“Show Me Thy Glory”

While Moses was on the Mount with God forty days, receiving instructions as of the tabernacle and all its appointments, the people, quickly forgetting the solemn circumstances that accompanied the giving of the law, which they had pledged themselves to obey, demanded to have an idol-a god which they could see. "And they made a calf in those days, and offered sacrifice unto the idol, and rejoiced in the work of their own hands."

Jehovah then bids Moses to go down, for the people had corrupted themselves; they had "changed their glory (Jehovah) into the similitude of an ox that eateth grass," and said, "These be thy gods, O Israel, which have brought thee up out of the land of Egypt ! " And when Moses came down and saw the calf and the dancing "he cast the tables out of his hands, and brake them beneath the Mount " (Exod. 32:19).

The ritualist might look upon this act of Moses as sacrilegious ; he might plead that being the work of God they should have been preserved with religious veneration. But one in the mind and spirit of God, as Moses was, at once perceives that bringing these tables of the law to a people turned away from Jehovah, and worshiping the work of their own hands, is just bringing the curse of the law to them, in swift and terrible recompense, even to blot them out from the presence of God. Moses shatters the tables upon the Mount, therefore ; then grinds their god to powder, and makes them drink the dust of "the work of their own hands." He also calls upon those who are on God's side to show themselves, and smite the idolaters, their own kinsmen and neighbors, for "there is a time to embrace, and a time to refrain from embracing;" and "he that loveth father or mother more than Me is not worthy of Me" (Eccl. 3:5; Matt. 10:37).

Having vindicated God's name with judgment upon the idolaters, Moses goes in before the Lord to plead for the people; in passionate love he pleads (ver. 32) and obtains governmental forgiveness for them.
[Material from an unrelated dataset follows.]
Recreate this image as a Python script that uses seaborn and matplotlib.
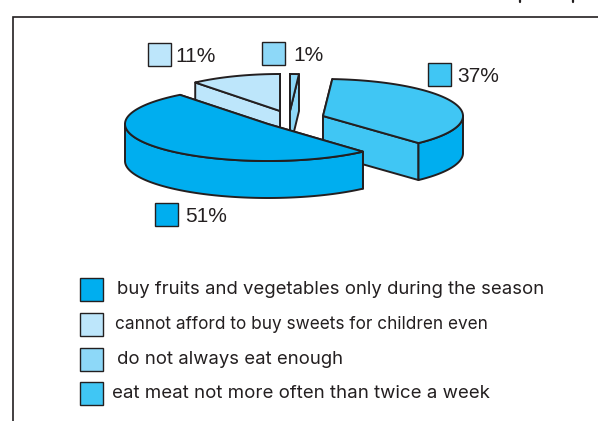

To the promise that Jehovah would send an angel and drive out the Canaanites, and give Israel the land He had promised to Abraham, Isaac, and Jacob, Moses insists before God that not an angel but Jehovah Himself must go with them (34:15), and he obtains this also (ver. 17).

Then Moses grows exceedingly bold in the confidence of love:"And he said, I beseech Thee, show me thy glory." God's gracious answer calls for our worshipful meditation:"I will make all my goodness pass before thee, and I will proclaim the Name of the Lord before thee" (ver. 19).

The goodness of the Lord is His glory; and this glory is now revealed to us in the face of Jesus Christ, in whom the invisible God has manifested Himself to us:"In whom we have redemption . . . according to the riches of His grace; " In whom we are "blessed with all spiritual blessings in the heavenlies; In whom we have an inheritance . . . according to the counsels of His own will" "that in the ages to come He might show the exceeding riches of His grace in His kindness toward us through Christ Jesus."

May we then like Moses say, "I pray Thee, show me thy glory," that all Hit goodness maybe revealed to the eyes of our heart.